Mi madre me compró unas zapatillas marca ADIDAS grises a
principios de año, allá por febrero. Hasta entonces andaba incómodo, con
zapatos, algo que no siempre me ha gustado por su extrema elegancia e incomodidad.
Con ellas he visitado nuevas ciudades, he jugado al fútbol, las he usado para
vestir bien, mal y regular… Pero sobre todo, con ellas, puedo contar para
resumir lo extrañamente bueno que ha sido este año que ahora está quemando sus
últimos cartuchos.
Año que no sabría cómo resumir si no es por mi repetición de
curso, ya que haciéndolo me topé con un grupo humano empático, unido y muy
acogedor; cosa que cambió, incluso, hasta mi concepción de entender el concepto
“amistad”. Con ellos conseguí ser mejor persona, pues favorecían sobremanera la
integración grupal: nadie era más que nadie, nadie se metía con nadie… Y pobre
de aquel que lo quisiese hacer. Pero lo bueno siempre acaba.
Mis zapatillas, impolutas,
estaban presentes.
Los meses más calurosos llegaron, y con ellos el verano: el
dichoso verano que tanto odio, por monótono, pesado y nostálgico. El verano
crispaba mi salud mental hasta el punto de agobiarme, de no encontrar
escapatoria en mi hastío; me frustraba y lo vertía sobre todo ser andante. Así
que decidí rebelarme e irme de una vez por todas de la ciudad donde se cruzan
los caminos, donde el mar no se puede percibir y donde regresa siempre el
fugitivo. Cambié el calor atorrante por el frío gallego; el norte por el
levante y este por el sur. Entre medias
dejé amistades y algún que otro lío, algo que siempre me caracteriza. En
ninguno de mis viajes fallaron ni la música ni los libros… Vamos, ni tú, que te
prodigabas de noche y te marchabas al alba.
Mis zapatillas, algo cascadas por
el tiempo, estuvieron ahí para verlo.
Lo bueno acabó muy pronto, a mediados de agosto: Madrid me
esperaba, lánguida y triste pues la mitad de sus amantes se exiliaron para
dejarla respirar un poco. Hasta principios de septiembre ella y yo no nos
sentimos acogidos, sino más tristes que un torero al otro lado del telón de
acero.
Mis zapatillas, un tanto
ennegrecidas, también estuvieron ahí para dar testimonio.
Así pues, con el periodo vacacional afortunadamente
remachado, llegó de nuevo la monotonía.

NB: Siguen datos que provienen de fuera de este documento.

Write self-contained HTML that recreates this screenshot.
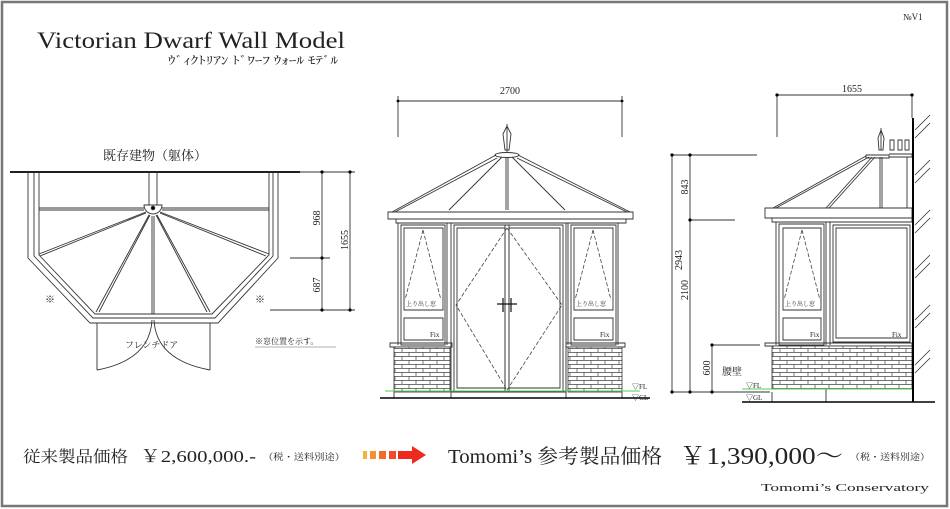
<!DOCTYPE html>
<html><head><meta charset="utf-8"><style>
html,body{margin:0;padding:0;background:#fff}
svg{display:block}
text{font-family:"Liberation Serif","Noto Serif CJK SC",serif;fill:#222}
.j{font-family:"Liberation Serif","Noto Serif CJK SC","Noto Sans CJK JP",serif}
</style></head><body>
<svg width="950" height="509" viewBox="0 0 950 509" xmlns="http://www.w3.org/2000/svg">
<defs>
<pattern id="br" width="14" height="8" patternUnits="userSpaceOnUse">
<rect width="14" height="8" fill="#fff"/>
<path d="M0 0.5H14M0 4.5H14M3 0.5V4.5M10 4.5V8" stroke="#444" stroke-width="0.7" fill="none"/>
</pattern>
</defs>
<rect x="2" y="2" width="945" height="504" fill="#fff" stroke="#777" stroke-width="2.5"/>
<text x="37" y="48" font-size="23" textLength="308" lengthAdjust="spacingAndGlyphs">Victorian Dwarf Wall Model</text>
<text x="168" y="64" font-size="11" class="j" textLength="170" lengthAdjust="spacingAndGlyphs">ｳﾞｨｸﾄﾘｱﾝ ﾄﾞﾜｰﾌ ｳｫｰﾙ ﾓﾃﾞﾙ</text>
<text x="903" y="20" font-size="9">№V1</text>

<!-- PLAN -->
<text x="155" y="160" font-size="13" text-anchor="middle" class="j">既存建物（躯体）</text>
<g fill="none" stroke="#333" stroke-width="0.9">
<line x1="10" y1="172" x2="300" y2="172" stroke="#000" stroke-width="1.8"/>
<path d="M28 172V258L90 323H218L278 258V172"/>
<path d="M34 172V256L93 318H215L273 256V172"/>
<path d="M39 172V255L95 314H212L269 255V172"/>
<path d="M149 172V205M157 172V205"/>
<path d="M39 208H144M162 208H269M39 210H144M162 210H269"/>
<path d="M144 205A9 9 0 0 0 162 205Z" fill="#fff"/>
<circle cx="153" cy="208" r="1.8" fill="#000"/>
<path d="M146 212L39 254M160 212L269 254M149 215L96 312M157 215L210 312M152 216V314M154 216V314"/>
<path d="M40 256L146 213M266 256L160 213M99 312L150 215M207 312L156 215"/>
<path d="M97 323V370M210 323V370"/>
<path d="M97 370Q150 360 152 320M210 370Q156 360 154 320"/>
<path d="M300 172H355M290 258H330M270 310H355M322 172V310M350 172V310"/>
</g>
<g fill="#000"><circle cx="322" cy="172" r="1.6"/><circle cx="350" cy="172" r="1.6"/><circle cx="322" cy="258" r="1.6"/><circle cx="322" cy="310" r="1.6"/><circle cx="350" cy="310" r="1.6"/></g>
<text transform="translate(320,218) rotate(-90)" font-size="10" text-anchor="middle">968</text>
<text transform="translate(320,285) rotate(-90)" font-size="10" text-anchor="middle">687</text>
<text transform="translate(348,240) rotate(-90)" font-size="10" text-anchor="middle">1655</text>
<text x="45" y="303" font-size="10" class="j">※</text>
<text x="255" y="303" font-size="10" class="j">※</text>
<text x="125" y="348" font-size="9" class="j">フレンチドア</text>
<text x="255" y="344" font-size="8" class="j">※窓位置を示す。</text>
<line x1="255" y1="347" x2="336" y2="347" stroke="#666" stroke-width="0.6"/>

<!-- FRONT -->
<g fill="none" stroke="#333" stroke-width="0.9">
<path d="M398 96V137M622 96V137M398 101H622"/>
<path d="M507 124V152M503 134L507 126L511 134L509 150H505Z"/>
<ellipse cx="507" cy="155" rx="12" ry="2.5"/>
<path d="M496 155L392 212M518 155L630 212M497 158L395 212M517 158L627 212"/>
<path d="M502 157L449 210M512 157L565 210M506 157V210M508 157V210"/>
<path d="M388 212H633V219H388ZM396 219H626V223H396Z"/>
<path d="M398 223V345M447 223V345M404 228H443V310H404ZM401 225H445V345H401Z"/>
<path d="M404 318H443V340H404Z"/>
<path d="M568 223V345M618 223V345M574 228H613V310H574ZM571 225H616V345H571Z"/>
<path d="M574 318H613V340H574Z"/>
<path d="M451 223V398M566 223V398M454 225H563V392H454Z"/>
<path d="M457 228H505V388H457ZM509 228H560V388H509Z"/>
<path d="M505 225V392M509 225V392"/>
<path d="M390 343H452V347H390ZM566 343H625V347H566Z"/>
<path d="M394 392V398M622 392V398M451 392H566"/>
</g>
<g fill="none" stroke="#444" stroke-width="0.8" stroke-dasharray="4 2">
<path d="M507 228L456 305L507 390M507 228L562 305L507 390"/>
<path d="M423 230L405 300M423 230L441 300M593 230L575 300M593 230L611 300"/>
</g>
<path d="M497 304H517M503 298V312M511 298V312" stroke="#111" stroke-width="1.2"/>
<rect x="394" y="347" width="56" height="45" fill="url(#br)" stroke="#333" stroke-width="0.8"/>
<rect x="568" y="347" width="54" height="45" fill="url(#br)" stroke="#333" stroke-width="0.8"/>
<line x1="385" y1="391" x2="640" y2="391" stroke="#5c5" stroke-width="1"/>
<line x1="380" y1="398" x2="650" y2="398" stroke="#000" stroke-width="1.6"/>
<text x="510" y="94" font-size="10" text-anchor="middle">2700</text>
<text x="406" y="306" font-size="6" class="j">上り出し窓</text>
<text x="576" y="306" font-size="6" class="j">上り出し窓</text>
<text x="430" y="337" font-size="7">Fix</text>
<text x="600" y="337" font-size="7">Fix</text>
<text x="632" y="389" font-size="7">▽FL</text>
<text x="632" y="400" font-size="7">▽GL</text>

<!-- SIDE -->
<g fill="none" stroke="#333" stroke-width="0.9">
<path d="M777 96V137M912 96V118M777 95H912"/>
<path d="M672 155H757M690 220H735M712 345H760M672 392H770M672 155V392M690 155V392M712 345V392"/>
<path d="M866 155H889V158H866Z M889 154H912V157H889"/>
<path d="M866 156L773 208M869 157L776 208M872 157L826 208M875 157L829 208"/>
<path d="M880 157V208M882 157V208M907 157V208"/>
<path d="M881 128V150M878 138L881 130L884 138L883 150H879Z"/>
<path d="M890 140h4v10h-4zM898 140h4v10h-4zM905 140h4v10h-4z"/>
<path d="M765 208H912V218H765ZM772 218H912V222H772Z"/>
<path d="M776 222V345M826 222V345M779 224H824V345H779ZM783 228H821V310H783ZM783 318H821V340H783Z"/>
<path d="M830 222V345M833 225H910V342H833ZM836 228H907V338H836Z"/>
<path d="M765 343H912V346H765Z"/>
<path d="M772 392V402M826 346V402"/>
</g>
<path d="M802 230L784 300M802 230L820 300" fill="none" stroke="#444" stroke-width="0.8" stroke-dasharray="4 2"/>
<rect x="772" y="346" width="140" height="43" fill="url(#br)" stroke="#333" stroke-width="0.8"/>
<line x1="742" y1="389" x2="912" y2="389" stroke="#5c5" stroke-width="1"/>
<line x1="913" y1="118" x2="913" y2="402" stroke="#000" stroke-width="2"/>
<g stroke="#333" stroke-width="0.8">
<path d="M915 130L930 115M915 138L930 123M915 175L930 160M915 183L930 168M915 225L930 210M915 233L930 218M915 270L930 255M915 278L930 263M915 320L930 305M915 328L930 313M915 365L930 350M915 373L930 358"/>
</g>
<line x1="742" y1="402" x2="935" y2="402" stroke="#000" stroke-width="1.6"/>
<g fill="#000"><circle cx="777" cy="95" r="1.6"/><circle cx="912" cy="95" r="1.6"/><circle cx="672" cy="155" r="1.6"/><circle cx="690" cy="155" r="1.6"/><circle cx="690" cy="220" r="1.6"/><circle cx="712" cy="345" r="1.6"/><circle cx="672" cy="392" r="1.6"/><circle cx="690" cy="392" r="1.6"/><circle cx="712" cy="392" r="1.6"/><circle cx="398" cy="101" r="1.4"/><circle cx="622" cy="101" r="1.4"/></g>
<text x="852" y="92" font-size="10" text-anchor="middle">1655</text>
<text transform="translate(682,260) rotate(-90)" font-size="10" text-anchor="middle">2943</text>
<text transform="translate(688,187) rotate(-90)" font-size="10" text-anchor="middle">843</text>
<text transform="translate(688,290) rotate(-90)" font-size="10" text-anchor="middle">2100</text>
<text transform="translate(710,368) rotate(-90)" font-size="10" text-anchor="middle">600</text>
<text x="722" y="375" font-size="10" class="j">腰壁</text>
<text x="785" y="306" font-size="6" class="j">上り出し窓</text>
<text x="810" y="337" font-size="7">Fix</text>
<text x="892" y="337" font-size="7">Fix</text>
<text x="746" y="388" font-size="7">▽FL</text>
<text x="746" y="400" font-size="7">▽GL</text>

<!-- PRICES -->
<text x="23" y="462" font-size="16" class="j" textLength="105" lengthAdjust="spacingAndGlyphs">従来製品価格</text>
<text x="140" y="462" font-size="17" textLength="116" lengthAdjust="spacingAndGlyphs">￥2,600,000.-</text>
<text x="263" y="460" font-size="9" class="j" textLength="82" lengthAdjust="spacingAndGlyphs">（税・送料別途）</text>
<g>
<rect x="363" y="451" width="4" height="8" fill="#f7b23a"/>
<rect x="370" y="451" width="6" height="8" fill="#f79030"/>
<rect x="379" y="451" width="7" height="8" fill="#f56a28"/>
<rect x="389" y="451" width="7" height="8" fill="#f24a22"/>
<path d="M398 451H412V446L426 455L412 464V459H398Z" fill="#ee2a1c"/>
</g>
<text x="448" y="463" font-size="20" class="j" textLength="214" lengthAdjust="spacingAndGlyphs">Tomomi’s 参考製品価格</text>
<text x="679" y="464" font-size="24" textLength="164" lengthAdjust="spacingAndGlyphs">￥1,390,000～</text>
<text x="850" y="460" font-size="9" class="j" textLength="80" lengthAdjust="spacingAndGlyphs">（税・送料別途）</text>
<text x="761" y="491" font-size="11" textLength="168" lengthAdjust="spacingAndGlyphs">Tomomi’s  Conservatory</text>
</svg>
</body></html>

Una monotonía un tanto fiestera.
Aravaca y Pozuelo fueron el despegar de mi alter
ego marchoso: bebí, me emborraché y llegué a la triste conclusión de que
sin alcohol nada es lo mismo, así que decidí no salir de fiesta en un buen
tiempo. Tampoco fueron pedos del otro mundo, no flipemos, pero sí lo suficientes
para darme un toque de atención: a mí esos rollos me la repelan.
Mis zapatillas, algo cansadas, también estuvieron allá.
Y comenzó el curso, el temido y sobrevalorado 2 de
Bachillerato; ni tanto ni tan calvo. Se teme a lo nuevo y de ahí el miedo, pero
nada imposible. No tan posible ha sido recuperar el ambiente unitivo y festivo
que había el curso pasado en clase: “las segundas partes nunca fueron
buenas”. Se veía venir. Ahora todo está
mucho más movido, menos gracioso y más tenso… Pero seguro que es fruto del
curso.
Obvio, mis zapatillas, oscuras
pero relucientes, fueron testigo.
Y aquí me hallo yo un 31 de diciembre de 2015, escribiendo
por la noche y esperando intensamente la llegada del alba. Tarda mucho en
hacerlo: pasa de mí, me desespera, me infravalora, me resucita con una palabra,
con un extracto de poesía, con sus ojos, con su dulce sonrisa… Pero tarda en
llegar…
Así que lo haga pronto, y que mis
zapatillas, tan oscuras como hasta ahora, puedan verlo.